● THE TASK:
Reproduce, please, the span of lines beginning at the line with "Write the Plotly code for this chart." and ending at the line with "cx, cy, r = 232, 194, 128", inclusive, minus any pictures.

● SOURCE RECORDS:

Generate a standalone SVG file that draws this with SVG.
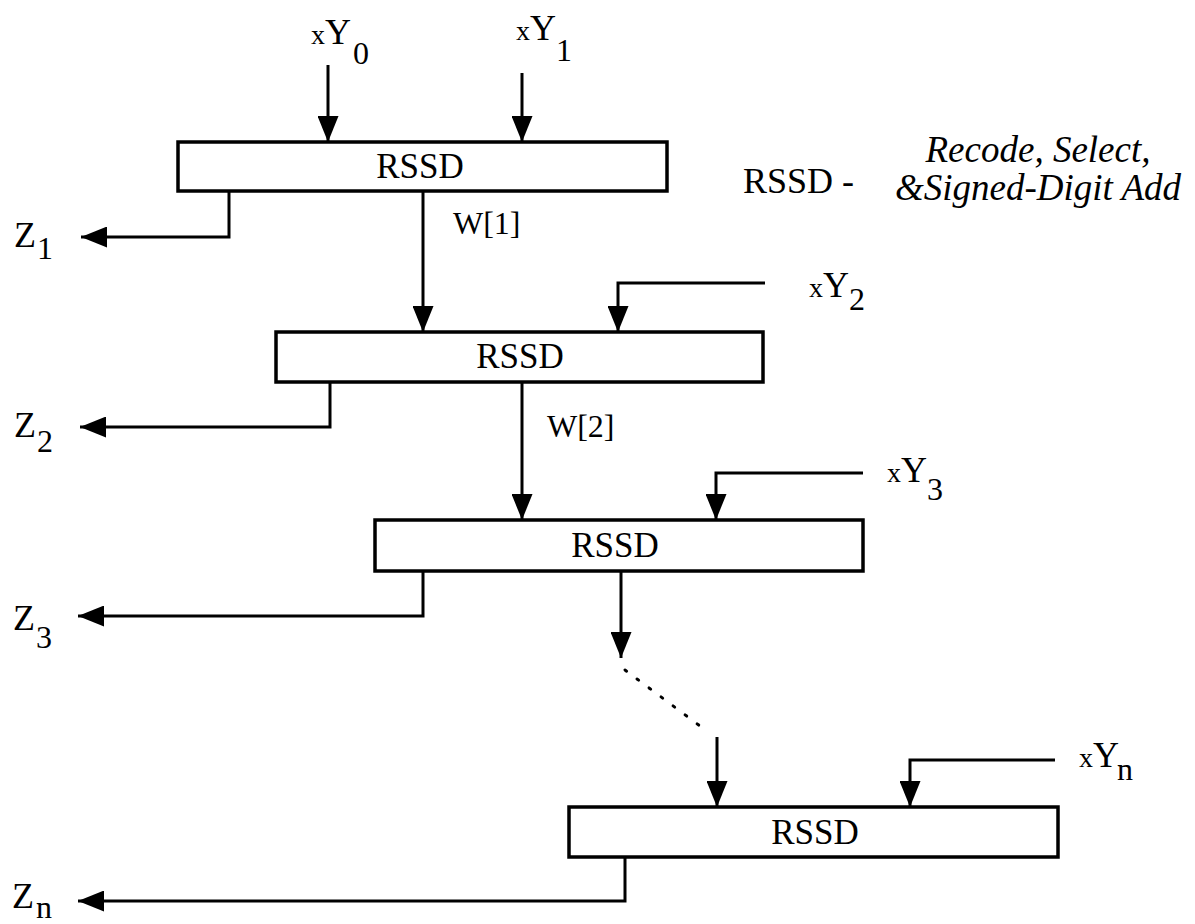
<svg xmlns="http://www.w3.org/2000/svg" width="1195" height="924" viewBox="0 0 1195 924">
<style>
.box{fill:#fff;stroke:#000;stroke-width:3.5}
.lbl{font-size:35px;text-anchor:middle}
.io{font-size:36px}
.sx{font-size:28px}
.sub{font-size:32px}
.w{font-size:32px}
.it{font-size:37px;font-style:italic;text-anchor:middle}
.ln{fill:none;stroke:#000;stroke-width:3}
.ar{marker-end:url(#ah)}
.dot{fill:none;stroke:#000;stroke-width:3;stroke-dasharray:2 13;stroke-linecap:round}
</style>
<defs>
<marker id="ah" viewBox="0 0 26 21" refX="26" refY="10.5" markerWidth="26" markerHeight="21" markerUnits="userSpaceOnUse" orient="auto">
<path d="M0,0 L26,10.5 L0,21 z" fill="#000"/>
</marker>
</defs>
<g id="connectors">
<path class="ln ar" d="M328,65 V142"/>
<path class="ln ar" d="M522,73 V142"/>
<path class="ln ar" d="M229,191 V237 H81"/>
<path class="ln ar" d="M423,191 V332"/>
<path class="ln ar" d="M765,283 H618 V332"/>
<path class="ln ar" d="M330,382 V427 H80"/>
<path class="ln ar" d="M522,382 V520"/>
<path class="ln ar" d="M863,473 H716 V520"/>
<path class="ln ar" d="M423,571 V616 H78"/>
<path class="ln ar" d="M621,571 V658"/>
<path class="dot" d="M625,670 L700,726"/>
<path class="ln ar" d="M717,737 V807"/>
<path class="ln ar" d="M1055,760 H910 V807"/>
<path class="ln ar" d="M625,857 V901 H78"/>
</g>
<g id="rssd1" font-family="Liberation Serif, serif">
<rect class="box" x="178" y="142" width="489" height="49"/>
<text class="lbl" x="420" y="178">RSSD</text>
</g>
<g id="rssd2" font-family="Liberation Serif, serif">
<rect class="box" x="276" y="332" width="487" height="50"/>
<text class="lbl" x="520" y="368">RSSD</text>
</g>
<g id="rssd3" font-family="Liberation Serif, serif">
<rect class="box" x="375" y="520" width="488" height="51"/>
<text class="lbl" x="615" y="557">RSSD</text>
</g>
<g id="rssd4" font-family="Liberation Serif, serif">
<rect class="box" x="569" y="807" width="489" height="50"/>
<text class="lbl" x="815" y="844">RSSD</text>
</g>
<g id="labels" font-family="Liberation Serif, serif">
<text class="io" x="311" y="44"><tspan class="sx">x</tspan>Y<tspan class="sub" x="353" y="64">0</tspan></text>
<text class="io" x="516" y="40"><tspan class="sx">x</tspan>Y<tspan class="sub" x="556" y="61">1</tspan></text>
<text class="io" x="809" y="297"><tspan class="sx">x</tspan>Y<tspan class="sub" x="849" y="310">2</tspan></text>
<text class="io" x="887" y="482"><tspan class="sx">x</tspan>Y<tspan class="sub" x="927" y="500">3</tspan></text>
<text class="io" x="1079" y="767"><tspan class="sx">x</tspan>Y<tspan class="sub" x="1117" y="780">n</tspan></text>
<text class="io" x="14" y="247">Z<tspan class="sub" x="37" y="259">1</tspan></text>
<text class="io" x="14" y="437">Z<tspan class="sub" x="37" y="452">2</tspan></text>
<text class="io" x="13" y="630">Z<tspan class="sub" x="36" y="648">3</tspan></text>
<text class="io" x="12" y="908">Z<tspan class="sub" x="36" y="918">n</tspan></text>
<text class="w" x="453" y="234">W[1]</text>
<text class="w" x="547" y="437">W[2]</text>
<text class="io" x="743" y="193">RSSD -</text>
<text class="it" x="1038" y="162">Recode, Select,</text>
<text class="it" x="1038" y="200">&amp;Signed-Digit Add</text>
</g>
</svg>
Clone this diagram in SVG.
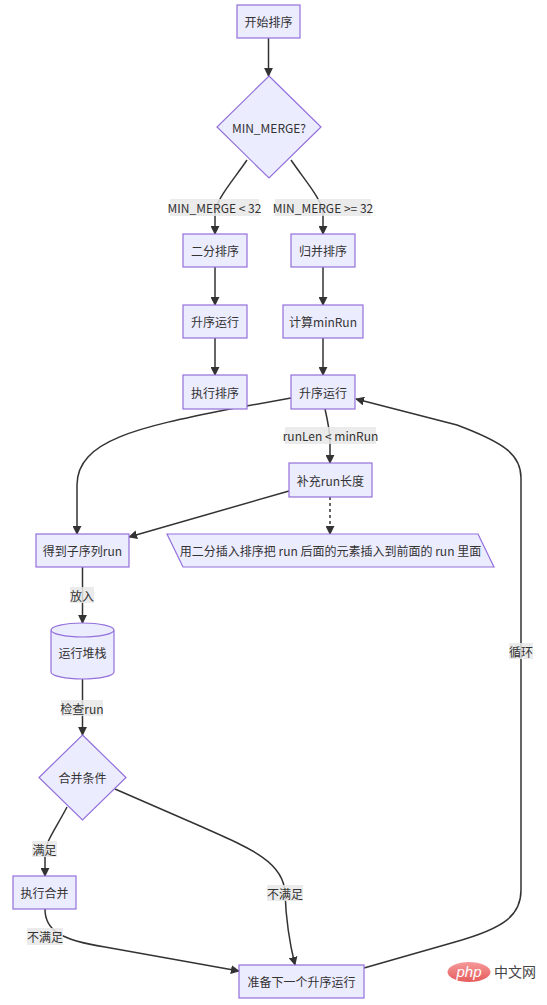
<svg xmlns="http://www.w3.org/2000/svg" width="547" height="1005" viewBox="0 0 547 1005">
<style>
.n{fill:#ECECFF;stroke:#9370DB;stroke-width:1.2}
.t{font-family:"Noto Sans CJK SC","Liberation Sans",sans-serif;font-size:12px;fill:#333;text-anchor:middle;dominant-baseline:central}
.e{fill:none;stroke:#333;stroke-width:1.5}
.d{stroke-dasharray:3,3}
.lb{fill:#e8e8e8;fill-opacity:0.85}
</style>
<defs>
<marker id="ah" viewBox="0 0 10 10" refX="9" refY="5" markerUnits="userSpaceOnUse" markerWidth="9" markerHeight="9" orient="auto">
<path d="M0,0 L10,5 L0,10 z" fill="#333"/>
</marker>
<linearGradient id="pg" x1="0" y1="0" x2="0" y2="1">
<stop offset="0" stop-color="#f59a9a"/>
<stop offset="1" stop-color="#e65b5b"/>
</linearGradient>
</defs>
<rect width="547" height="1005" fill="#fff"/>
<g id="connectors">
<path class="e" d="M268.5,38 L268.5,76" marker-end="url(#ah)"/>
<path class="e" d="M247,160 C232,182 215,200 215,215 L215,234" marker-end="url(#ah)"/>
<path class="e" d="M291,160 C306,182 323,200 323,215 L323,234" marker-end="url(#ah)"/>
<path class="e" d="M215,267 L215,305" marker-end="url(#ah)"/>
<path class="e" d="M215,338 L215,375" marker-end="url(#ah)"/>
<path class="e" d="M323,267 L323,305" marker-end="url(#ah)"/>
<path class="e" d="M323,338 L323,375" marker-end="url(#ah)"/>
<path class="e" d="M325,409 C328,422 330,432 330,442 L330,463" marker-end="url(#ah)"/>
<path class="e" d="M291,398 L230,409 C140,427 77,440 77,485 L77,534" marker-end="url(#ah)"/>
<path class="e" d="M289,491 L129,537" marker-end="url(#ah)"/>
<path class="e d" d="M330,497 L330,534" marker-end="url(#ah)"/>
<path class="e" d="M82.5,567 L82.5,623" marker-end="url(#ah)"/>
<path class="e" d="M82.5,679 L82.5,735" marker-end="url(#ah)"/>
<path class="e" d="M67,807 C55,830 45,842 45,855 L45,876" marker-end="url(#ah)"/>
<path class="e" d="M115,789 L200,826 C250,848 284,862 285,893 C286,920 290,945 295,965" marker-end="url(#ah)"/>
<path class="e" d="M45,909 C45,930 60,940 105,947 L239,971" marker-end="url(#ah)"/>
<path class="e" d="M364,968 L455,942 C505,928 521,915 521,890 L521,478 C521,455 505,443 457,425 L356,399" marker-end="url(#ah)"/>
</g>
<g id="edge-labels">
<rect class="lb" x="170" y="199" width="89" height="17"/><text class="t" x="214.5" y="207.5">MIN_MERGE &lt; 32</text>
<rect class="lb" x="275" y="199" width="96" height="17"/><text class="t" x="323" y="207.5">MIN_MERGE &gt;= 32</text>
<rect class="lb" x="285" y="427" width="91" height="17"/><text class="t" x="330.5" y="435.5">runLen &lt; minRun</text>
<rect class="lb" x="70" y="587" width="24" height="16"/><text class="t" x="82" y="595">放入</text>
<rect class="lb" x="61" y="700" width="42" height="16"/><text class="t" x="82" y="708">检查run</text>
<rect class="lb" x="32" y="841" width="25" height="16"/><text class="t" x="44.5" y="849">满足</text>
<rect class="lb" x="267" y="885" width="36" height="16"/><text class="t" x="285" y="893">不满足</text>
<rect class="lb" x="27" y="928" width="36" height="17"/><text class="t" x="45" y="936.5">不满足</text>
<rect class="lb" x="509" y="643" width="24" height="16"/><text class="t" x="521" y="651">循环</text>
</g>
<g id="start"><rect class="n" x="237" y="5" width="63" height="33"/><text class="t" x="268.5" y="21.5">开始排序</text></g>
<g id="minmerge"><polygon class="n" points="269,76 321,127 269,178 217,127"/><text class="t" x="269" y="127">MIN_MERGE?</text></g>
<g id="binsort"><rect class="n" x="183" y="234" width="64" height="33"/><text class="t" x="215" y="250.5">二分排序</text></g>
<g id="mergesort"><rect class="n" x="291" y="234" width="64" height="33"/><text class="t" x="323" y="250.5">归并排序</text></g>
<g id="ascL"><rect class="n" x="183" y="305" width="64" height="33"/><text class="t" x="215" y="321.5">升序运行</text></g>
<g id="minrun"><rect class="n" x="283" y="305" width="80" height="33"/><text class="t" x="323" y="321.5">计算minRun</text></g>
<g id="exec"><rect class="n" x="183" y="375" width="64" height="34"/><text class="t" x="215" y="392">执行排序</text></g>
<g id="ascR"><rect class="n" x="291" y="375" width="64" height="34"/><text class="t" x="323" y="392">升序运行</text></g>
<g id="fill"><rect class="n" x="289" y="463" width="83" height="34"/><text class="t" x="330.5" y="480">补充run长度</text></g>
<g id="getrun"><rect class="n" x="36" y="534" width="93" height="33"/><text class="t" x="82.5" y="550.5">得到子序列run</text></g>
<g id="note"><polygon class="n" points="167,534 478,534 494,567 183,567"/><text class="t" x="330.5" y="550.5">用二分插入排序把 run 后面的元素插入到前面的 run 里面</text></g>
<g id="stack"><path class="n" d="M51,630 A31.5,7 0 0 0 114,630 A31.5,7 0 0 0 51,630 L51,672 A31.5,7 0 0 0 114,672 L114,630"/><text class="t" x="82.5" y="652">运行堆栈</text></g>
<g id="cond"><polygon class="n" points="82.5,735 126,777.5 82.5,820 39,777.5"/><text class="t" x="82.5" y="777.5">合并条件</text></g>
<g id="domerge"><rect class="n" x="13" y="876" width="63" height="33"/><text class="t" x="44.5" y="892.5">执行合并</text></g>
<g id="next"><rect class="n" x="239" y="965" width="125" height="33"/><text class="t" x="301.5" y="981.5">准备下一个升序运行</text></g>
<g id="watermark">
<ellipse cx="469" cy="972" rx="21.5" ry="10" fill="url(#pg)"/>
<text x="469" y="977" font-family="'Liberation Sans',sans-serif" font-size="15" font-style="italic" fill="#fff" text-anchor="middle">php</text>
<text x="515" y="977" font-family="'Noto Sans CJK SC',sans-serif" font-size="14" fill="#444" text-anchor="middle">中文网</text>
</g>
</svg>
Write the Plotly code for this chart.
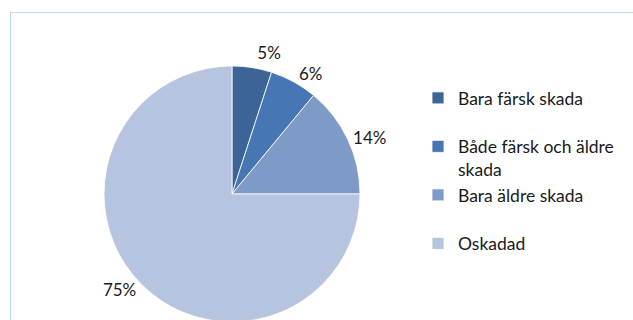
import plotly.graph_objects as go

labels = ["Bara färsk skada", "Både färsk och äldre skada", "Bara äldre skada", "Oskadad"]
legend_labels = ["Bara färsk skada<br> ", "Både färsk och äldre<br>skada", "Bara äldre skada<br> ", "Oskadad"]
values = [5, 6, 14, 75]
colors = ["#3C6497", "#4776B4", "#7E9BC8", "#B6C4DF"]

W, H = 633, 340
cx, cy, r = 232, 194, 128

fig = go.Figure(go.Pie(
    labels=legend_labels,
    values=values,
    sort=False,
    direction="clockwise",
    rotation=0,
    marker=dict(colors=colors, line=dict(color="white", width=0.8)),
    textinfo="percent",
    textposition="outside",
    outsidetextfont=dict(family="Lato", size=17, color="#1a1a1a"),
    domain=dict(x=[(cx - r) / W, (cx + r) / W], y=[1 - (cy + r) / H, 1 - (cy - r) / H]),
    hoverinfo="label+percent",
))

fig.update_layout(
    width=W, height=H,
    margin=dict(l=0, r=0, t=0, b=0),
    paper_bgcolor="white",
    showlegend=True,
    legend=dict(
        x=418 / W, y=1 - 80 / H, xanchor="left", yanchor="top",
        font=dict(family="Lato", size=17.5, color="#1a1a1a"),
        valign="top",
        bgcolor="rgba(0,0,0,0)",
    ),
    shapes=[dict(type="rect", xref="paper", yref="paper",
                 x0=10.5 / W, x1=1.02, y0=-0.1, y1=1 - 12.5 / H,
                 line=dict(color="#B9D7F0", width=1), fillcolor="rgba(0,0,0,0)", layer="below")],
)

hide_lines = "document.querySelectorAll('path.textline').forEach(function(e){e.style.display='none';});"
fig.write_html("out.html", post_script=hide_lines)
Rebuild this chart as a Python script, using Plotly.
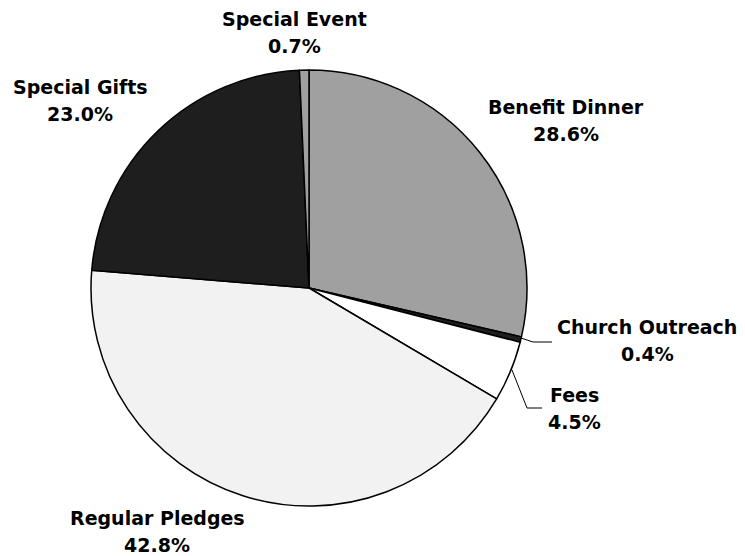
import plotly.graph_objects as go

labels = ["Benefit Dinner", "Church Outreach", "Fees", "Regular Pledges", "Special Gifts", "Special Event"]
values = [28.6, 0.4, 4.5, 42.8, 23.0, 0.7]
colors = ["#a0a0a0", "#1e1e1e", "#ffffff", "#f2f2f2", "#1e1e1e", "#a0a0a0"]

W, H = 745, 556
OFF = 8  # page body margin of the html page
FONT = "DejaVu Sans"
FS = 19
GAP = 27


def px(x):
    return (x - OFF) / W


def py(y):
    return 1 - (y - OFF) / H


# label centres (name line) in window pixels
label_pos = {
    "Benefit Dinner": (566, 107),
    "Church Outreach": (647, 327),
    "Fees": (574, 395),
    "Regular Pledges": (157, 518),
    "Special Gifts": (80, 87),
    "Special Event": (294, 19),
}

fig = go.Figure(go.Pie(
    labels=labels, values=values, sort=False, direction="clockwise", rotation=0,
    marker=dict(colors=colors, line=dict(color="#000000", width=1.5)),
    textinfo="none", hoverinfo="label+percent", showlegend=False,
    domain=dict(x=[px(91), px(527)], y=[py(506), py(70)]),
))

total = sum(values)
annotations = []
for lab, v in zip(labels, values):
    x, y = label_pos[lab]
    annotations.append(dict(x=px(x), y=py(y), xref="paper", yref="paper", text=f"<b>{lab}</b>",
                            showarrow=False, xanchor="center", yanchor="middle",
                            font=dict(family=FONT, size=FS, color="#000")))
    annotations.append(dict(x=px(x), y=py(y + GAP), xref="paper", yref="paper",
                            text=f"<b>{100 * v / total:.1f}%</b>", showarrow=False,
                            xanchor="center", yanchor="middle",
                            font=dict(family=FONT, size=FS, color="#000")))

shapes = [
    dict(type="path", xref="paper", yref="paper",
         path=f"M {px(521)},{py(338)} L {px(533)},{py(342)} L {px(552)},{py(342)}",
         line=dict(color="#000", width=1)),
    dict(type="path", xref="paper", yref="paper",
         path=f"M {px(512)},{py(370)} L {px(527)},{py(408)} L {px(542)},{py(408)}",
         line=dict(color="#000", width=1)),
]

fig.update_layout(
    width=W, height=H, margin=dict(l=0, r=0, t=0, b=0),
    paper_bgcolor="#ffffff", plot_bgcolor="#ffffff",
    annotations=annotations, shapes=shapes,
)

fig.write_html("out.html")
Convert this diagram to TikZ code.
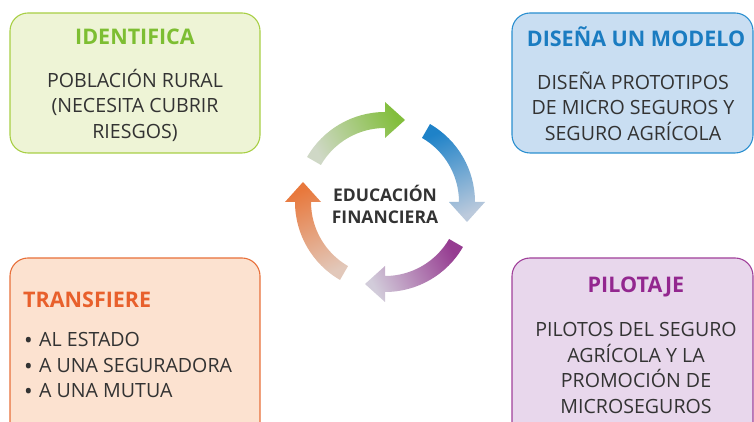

● TASK ANSWER:
Write the Plotly code for this chart.
import plotly.graph_objects as go

labels = ["Bara färsk skada", "Både färsk och äldre skada", "Bara äldre skada", "Oskadad"]
legend_labels = ["Bara färsk skada<br> ", "Både färsk och äldre<br>skada", "Bara äldre skada<br> ", "Oskadad"]
values = [5, 6, 14, 75]
colors = ["#3C6497", "#4776B4", "#7E9BC8", "#B6C4DF"]

W, H = 633, 340
cx, cy, r = 232, 194, 128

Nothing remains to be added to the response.